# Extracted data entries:
※
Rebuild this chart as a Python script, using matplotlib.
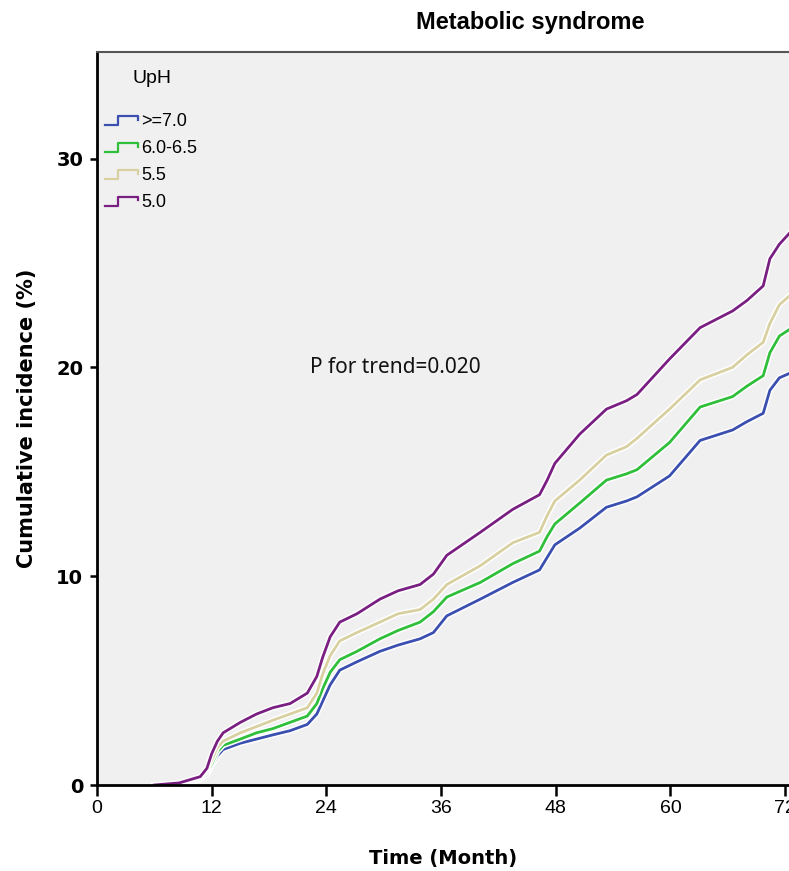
import numpy as np
import matplotlib
matplotlib.use("Agg")
import matplotlib.pyplot as plt
import matplotlib.patheffects as pe
from matplotlib.legend_handler import HandlerBase
from matplotlib.lines import Line2D

# cumulative incidence curves
months = [6, 8.6, 9.7, 10.8, 11.5, 12, 12.6, 13.2, 15, 16.7, 18.4, 20.2, 22, 23, 23.6,
          24.4, 25.4, 27.2, 29.6, 31.5, 33.8, 35.2, 36.6, 40.1, 43.5, 46.3, 47.1, 47.9,
          50.5, 53.3, 55.4, 56.5, 59.9, 63.1, 66.5, 68, 69.7, 70.4, 71.4, 72.4]

uph_70 = [0, 0.02, 0.1, 0.25, 0.5, 0.9, 1.4, 1.7, 2.0, 2.2, 2.4, 2.6, 2.9, 3.4, 4.0,
          4.8, 5.5, 5.9, 6.4, 6.7, 7.0, 7.3, 8.1, 8.9, 9.7, 10.3, 10.9, 11.5,
          12.3, 13.3, 13.6, 13.8, 14.8, 16.5, 17.0, 17.4, 17.8, 18.9, 19.5, 19.7]
uph_60 = [0, 0.03, 0.15, 0.3, 0.6, 1.0, 1.6, 1.9, 2.2, 2.5, 2.7, 3.0, 3.3, 3.9, 4.6,
          5.4, 6.0, 6.4, 7.0, 7.4, 7.8, 8.3, 9.0, 9.7, 10.6, 11.2, 11.9, 12.5,
          13.5, 14.6, 14.9, 15.1, 16.4, 18.1, 18.6, 19.1, 19.6, 20.7, 21.5, 21.8]
uph_55 = [0, 0.05, 0.2, 0.35, 0.7, 1.2, 1.8, 2.1, 2.5, 2.8, 3.1, 3.4, 3.7, 4.4, 5.3,
          6.2, 6.9, 7.3, 7.8, 8.2, 8.4, 8.9, 9.6, 10.5, 11.6, 12.1, 12.9, 13.6,
          14.6, 15.8, 16.2, 16.6, 18.0, 19.4, 20.0, 20.6, 21.2, 22.1, 23.0, 23.4]
uph_50 = [0, 0.1, 0.25, 0.4, 0.8, 1.5, 2.1, 2.5, 3.0, 3.4, 3.7, 3.9, 4.4, 5.2, 6.1,
          7.1, 7.8, 8.2, 8.9, 9.3, 9.6, 10.1, 11.0, 12.1, 13.2, 13.9, 14.6, 15.4,
          16.8, 18.0, 18.4, 18.7, 20.4, 21.9, 22.7, 23.2, 23.9, 25.2, 25.9, 26.4]

group_labels = [">=7.0", "6.0-6.5", "5.5", "5.0"]
group_colors = ["#3a4fb0", "#2fbf3a", "#d8d0a0", "#7a1f82"]

x_ticks = [0, 12, 24, 36, 48, 60, 72]
y_ticks = [0, 10, 20, 30]


class StepHandler(HandlerBase):
    # little step glyph like the SPSS legend
    def create_artists(self, legend, orig_handle, xdescent, ydescent, width, height, fontsize, trans):
        xs = np.array([0, 0.38, 0.38, 0.95, 0.95]) * width - xdescent
        ys = np.array([0.1, 0.1, 0.8, 0.8, 0.5]) * height - ydescent
        line = Line2D(xs, ys, color=orig_handle.get_color(), lw=1.6)
        line.set_transform(trans)
        return [line]


fig = plt.figure(figsize=(7.89, 8.71), dpi=100)
ax = fig.add_axes([97 / 789, 86 / 871, 692 / 789, 733 / 871])
ax.set_facecolor("#f0f0f0")

series = [uph_70, uph_60, uph_55, uph_50]
handles = []
for vals, lab, col in zip(series, group_labels, group_colors):
    ln, = ax.plot(months, vals, color=col, lw=2.0, label=lab, solid_joinstyle="round",
                  path_effects=[pe.Stroke(linewidth=4.2, foreground="white"), pe.Normal()])
    handles.append(ln)

ax.set_xlim(0, 72.4)
ax.set_ylim(0, 35.1)
ax.set_xticks(x_ticks)
ax.set_yticks(y_ticks)
ax.set_xticklabels([str(t) for t in x_ticks], fontsize=14, family="Liberation Sans")
ax.set_yticklabels([str(t) for t in y_ticks], fontsize=14, fontweight="bold", family="DejaVu Sans")
ax.tick_params(axis="both", direction="out", width=1.8, color="black")
ax.tick_params(axis="x", length=8, pad=3)
ax.tick_params(axis="y", length=5, pad=5)

for side in ["left", "bottom"]:
    ax.spines[side].set_linewidth(2.0)
    ax.spines[side].set_color("black")
ax.spines["top"].set_linewidth(1.5)
ax.spines["top"].set_color("#555555")
ax.spines["right"].set_visible(False)

ax.set_xlabel("Time (Month)", fontsize=14, fontweight="bold", family="DejaVu Sans", labelpad=23)
ax.set_ylabel("Cumulative incidence (%)", fontsize=15, fontweight="bold", family="DejaVu Sans", labelpad=14)

fig.text(530 / 789, 1 - 22 / 871, "Metabolic syndrome", ha="center", va="center",
         fontsize=17, fontweight="bold", family="Liberation Sans")

ax.text(298 / 692 * 72.4, 20.0, "P for trend=0.020", ha="center", va="center",
        fontsize=15, family="Noto Sans", color="#111111")

# legend title sits well above the entries, like SPSS
ax.text(36 / 692, (785 - 78) / 733, "UpH", transform=ax.transAxes, ha="left", va="center",
        fontsize=14, family="Liberation Sans")
leg = ax.legend(handles=handles, labels=group_labels, loc="upper left",
                bbox_to_anchor=(8 / 692, (785 - 113) / 733), frameon=False, borderpad=0,
                borderaxespad=0, handler_map={Line2D: StepHandler()}, handlelength=1.9,
                handletextpad=0.1, labelspacing=0.55,
                prop={"family": "Liberation Sans", "size": 13})

fig.savefig("out.png", dpi=100, facecolor="white")
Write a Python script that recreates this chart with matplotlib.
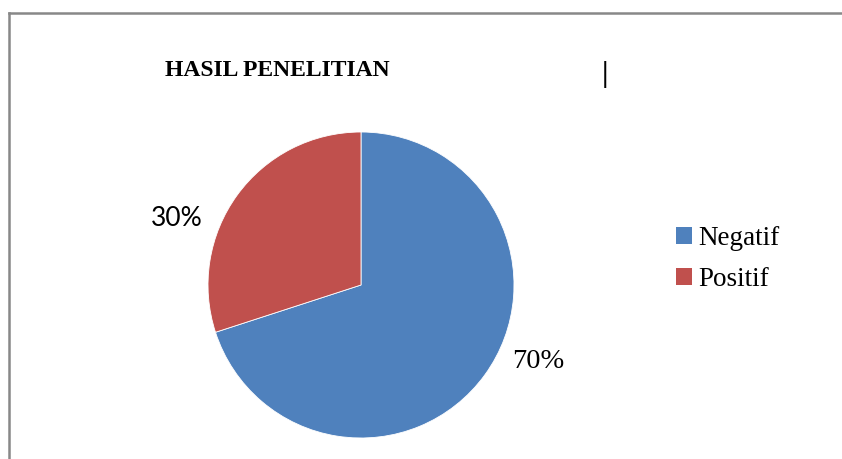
import matplotlib
matplotlib.use("Agg")
import matplotlib.pyplot as plt
from matplotlib.patches import Patch
from matplotlib.lines import Line2D

categories = ["Negatif", "Positif"]
values = [70, 30]
pct_labels = ["70%", "30%"]
colors = ["#4F81BD", "#C0504D"]
title = "HASIL PENELITIAN"

W, H = 842, 459
fig = plt.figure(figsize=(W / 100, H / 100), dpi=100)

# frame lines (top and left)
fig.add_artist(Line2D([9 / W, 1], [1 - 13 / H, 1 - 13 / H], color="#888888", lw=1.8))
fig.add_artist(Line2D([9 / W, 9 / W], [0, 1 - 13 / H], color="#888888", lw=1.8))

cx, cy, r = 361, 285, 153
ax = fig.add_axes([(cx - r) / W, (H - cy - r) / H, 2 * r / W, 2 * r / H])
ax.pie(values, colors=colors, startangle=90, counterclock=False,
       wedgeprops=dict(edgecolor="white", linewidth=0.6), radius=1)
ax.set_xlim(-1, 1)
ax.set_ylim(-1, 1)
ax.set_aspect("equal")
ax.axis("off")

serif = ["Liberation Serif", "DejaVu Serif"]
ax.text((538 - cx) / r, (cy - 361) / r, pct_labels[0], ha="center", va="center",
        fontsize=20.5, family=serif)
ax.text((177 - cx) / r, (cy - 218) / r, pct_labels[1], ha="center", va="center",
        fontsize=19, family=["Lato", "DejaVu Sans"])

fig.text(165 / W, 1 - 70 / H, title, ha="left", va="center", fontsize=17,
         fontweight="bold", family=serif)
fig.text(605 / W, 1 - 75 / H, "|", ha="center", va="center", fontsize=21,
         fontweight="bold", family=serif)

handles = [Patch(facecolor=c, edgecolor="none") for c in colors]
leg = fig.legend(handles, categories, loc="upper left",
                 bbox_to_anchor=(676 / W, 1 - 226 / H), frameon=False,
                 borderpad=0, borderaxespad=0,
                 prop=dict(family=serif, size=19.5), handlelength=0.58,
                 handleheight=0.58, handletextpad=0.25, labelspacing=0.58)

fig.savefig("out.png", dpi=100, facecolor="white")
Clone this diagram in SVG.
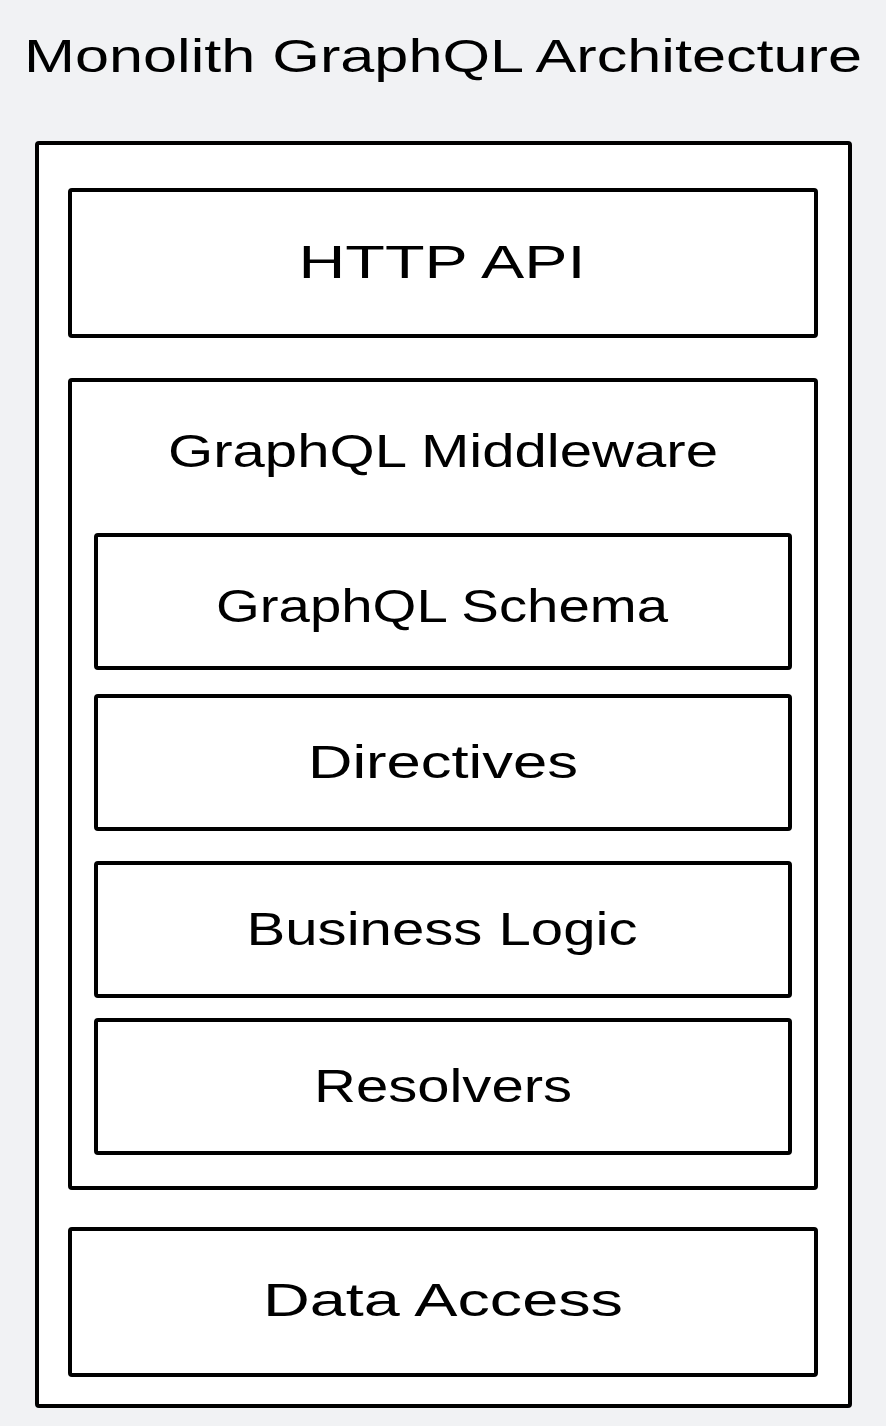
<svg xmlns="http://www.w3.org/2000/svg" width="886" height="1426" viewBox="0 0 886 1426">
<style>
.box{fill:#ffffff;stroke:#000000;stroke-width:4}
.t{font-family:"Liberation Sans","DejaVu Sans",sans-serif;font-size:46px;fill:#000;text-anchor:middle}
</style>
<rect x="0" y="0" width="886" height="1426" fill="#f1f2f4"/>
<text class="t" x="443" y="72" textLength="838" lengthAdjust="spacingAndGlyphs">Monolith GraphQL Architecture</text>
<g id="monolith"><rect class="box" x="37" y="143" width="813" height="1263" rx="2"/></g>
<g id="http-api"><rect class="box" x="70" y="190" width="746" height="146" rx="2"/><text class="t" x="442" y="278" textLength="287" lengthAdjust="spacingAndGlyphs">HTTP API</text></g>
<g id="graphql-middleware"><rect class="box" x="70" y="380" width="746" height="808" rx="2"/><text class="t" x="443" y="467" textLength="550" lengthAdjust="spacingAndGlyphs">GraphQL Middleware</text></g>
<g id="graphql-schema"><rect class="box" x="96" y="535" width="694" height="133" rx="2"/><text class="t" x="442" y="622" textLength="452" lengthAdjust="spacingAndGlyphs">GraphQL Schema</text></g>
<g id="directives"><rect class="box" x="96" y="696" width="694" height="133" rx="2"/><text class="t" x="443" y="778" textLength="270" lengthAdjust="spacingAndGlyphs">Directives</text></g>
<g id="business-logic"><rect class="box" x="96" y="863" width="694" height="133" rx="2"/><text class="t" x="442" y="945" textLength="391" lengthAdjust="spacingAndGlyphs">Business Logic</text></g>
<g id="resolvers"><rect class="box" x="96" y="1020" width="694" height="133" rx="2"/><text class="t" x="443" y="1102" textLength="258" lengthAdjust="spacingAndGlyphs">Resolvers</text></g>
<g id="data-access"><rect class="box" x="70" y="1229" width="746" height="146" rx="2"/><text class="t" x="443" y="1316" textLength="360" lengthAdjust="spacingAndGlyphs">Data Access</text></g>
<g id="connectors"></g>
</svg>
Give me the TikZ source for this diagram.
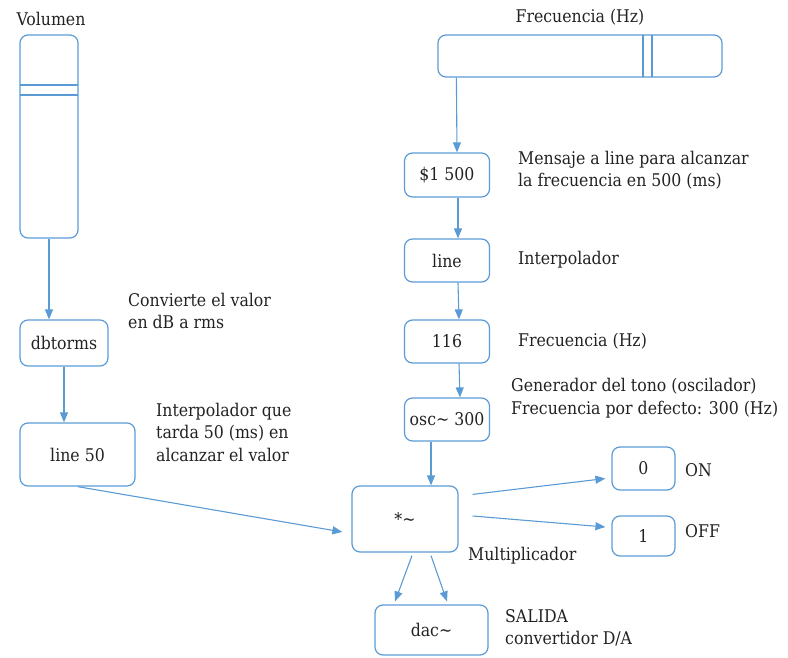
\documentclass[tikz,border=0pt]{standalone}
\usepackage{fontspec}
\setmainfont{DejaVu Serif Condensed}
\usetikzlibrary{arrows.meta,calc}
\definecolor{azul}{HTML}{5B9BD5}
\definecolor{texto}{HTML}{222222}
\tikzset{
  caja/.style={draw=azul, line width=1.2pt, rounded corners=8pt, inner sep=0pt, align=center},
  flecha/.style={draw=azul, line width=1.1pt, -{Triangle[length=10pt,width=8pt]}},
  nota/.style={anchor=west, align=left, inner sep=0pt},
}
\begin{document}
\begin{tikzpicture}[x=1pt, y=-1pt, font=\fontsize{17.5}{22.5}\selectfont, text=texto]
  \useasboundingbox (0,0) rectangle (788,658);
  % Sliders
  \node[caja, minimum width=58pt, minimum height=203pt] (vol) at (49,136.5) {};
  \draw[azul, line width=1.2pt] (20,85) -- (78,85) (20,95) -- (78,95);
  \node (tvol) at (51,19) {Volumen};
  \node[caja, minimum width=284pt, minimum height=42pt] (freq) at (580,56) {};
  \draw[azul, line width=1.2pt] (643,35) -- (643,77) (652,35) -- (652,77);
  \node (tfreq) at (580,17) {Frecuencia (Hz)};
  % Left chain
  \node[caja, minimum width=88pt, minimum height=46pt] (dbt) at (64,343) {dbtorms};
  \node[caja, minimum width=115pt, minimum height=63pt] (l50) at (77.5,454.5) {line 50};
  % Right chain
  \node[caja, minimum width=85pt, minimum height=44pt] (m500) at (447,175) {\$1 500};
  \node[caja, minimum width=85pt, minimum height=43pt] (lin) at (447,260.5) {line};
  \node[caja, minimum width=85pt, minimum height=43pt] (f116) at (447,341.5) {116};
  \node[caja, minimum width=85pt, minimum height=43pt] (osc) at (447,419.5) {osc\textasciitilde{} 300};
  \node[caja, minimum width=106pt, minimum height=66pt] (mult) at (405,519) {*\textasciitilde};
  \node[caja, minimum width=63pt, minimum height=43pt] (on) at (643.5,468.5) {0};
  \node[caja, minimum width=63pt, minimum height=40pt] (off) at (643.5,536) {1};
  \node[caja, minimum width=113pt, minimum height=50pt] (dac) at (431.5,630) {dac\textasciitilde};
  % Notes
  \node[nota] (n1) at (128,311) {Convierte el valor\\en dB a rms};
  \node[nota] (n2) at (156,432) {Interpolador que\\tarda 50 (ms) en\\alcanzar el valor};
  \node[nota] (n3) at (518,170) {Mensaje a line para alcanzar\\la frecuencia en 500 (ms)};
  \node[nota] (n4) at (518,260) {Interpolador};
  \node[nota] (n5) at (518,341) {Frecuencia (Hz)};
  \node[nota] (n6) at (511,398) {Generador del tono (oscilador)\\Frecuencia por defecto: 300 (Hz)};
  \node[nota] (n7) at (685,470) {ON};
  \node[nota] (n8) at (685,531) {OFF};
  \node[nota] (n9) at (468,556) {Multiplicador};
  \node[nota] (n10) at (505,628) {SALIDA\\convertidor D/A};
  % Connectors
  \draw[flecha] (vol.south) -- (vol.south |- dbt.north);
  \draw[flecha] (dbt.south) -- (dbt.south |- l50.north);
  \draw[flecha] (l50.south) -- ($(mult.west)+(-9,13)$);
  \draw[flecha] ($(freq.south west)+(19,0)$) -- ($(m500.north)+(10,0)$);
  \draw[flecha] ($(m500.south)+(11,0)$) -- ($(lin.north)+(11,0)$);
  \draw[flecha] ($(lin.south)+(11,0)$) -- ($(f116.north)+(12,0)$);
  \draw[flecha] ($(f116.south)+(12,0)$) -- ($(osc.north)+(13,0)$);
  \draw[flecha] ($(osc.south)+(-16,0)$) -- ($(mult.north)+(26,0)$);
  \draw[flecha] ($(mult.north east)+(14,9)$) -- ($(on.west)+(-6,10)$);
  \draw[flecha] ($(mult.east)+(14,-3)$) -- ($(off.west)+(-6,-9)$);
  \draw[flecha] ($(mult.south)+(7,3)$) -- ($(dac.north)+(-36.5,-3)$);
  \draw[flecha] ($(mult.south)+(26,3)$) -- ($(dac.north)+(15.5,-3)$);
\end{tikzpicture}
\end{document}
※
# Aim of the task:
Reproduce only the lines of the records from the start up to and including the line that holds "70.4, 71.4, 72.4]"; do not carry over any picture.

# Exercise output:
Rebuild this chart as a Python script, using matplotlib.
import numpy as np
import matplotlib
matplotlib.use("Agg")
import matplotlib.pyplot as plt
import matplotlib.patheffects as pe
from matplotlib.legend_handler import HandlerBase
from matplotlib.lines import Line2D

# cumulative incidence curves
months = [6, 8.6, 9.7, 10.8, 11.5, 12, 12.6, 13.2, 15, 16.7, 18.4, 20.2, 22, 23, 23.6,
          24.4, 25.4, 27.2, 29.6, 31.5, 33.8, 35.2, 36.6, 40.1, 43.5, 46.3, 47.1, 47.9,
          50.5, 53.3, 55.4, 56.5, 59.9, 63.1, 66.5, 68, 69.7, 70.4, 71.4, 72.4]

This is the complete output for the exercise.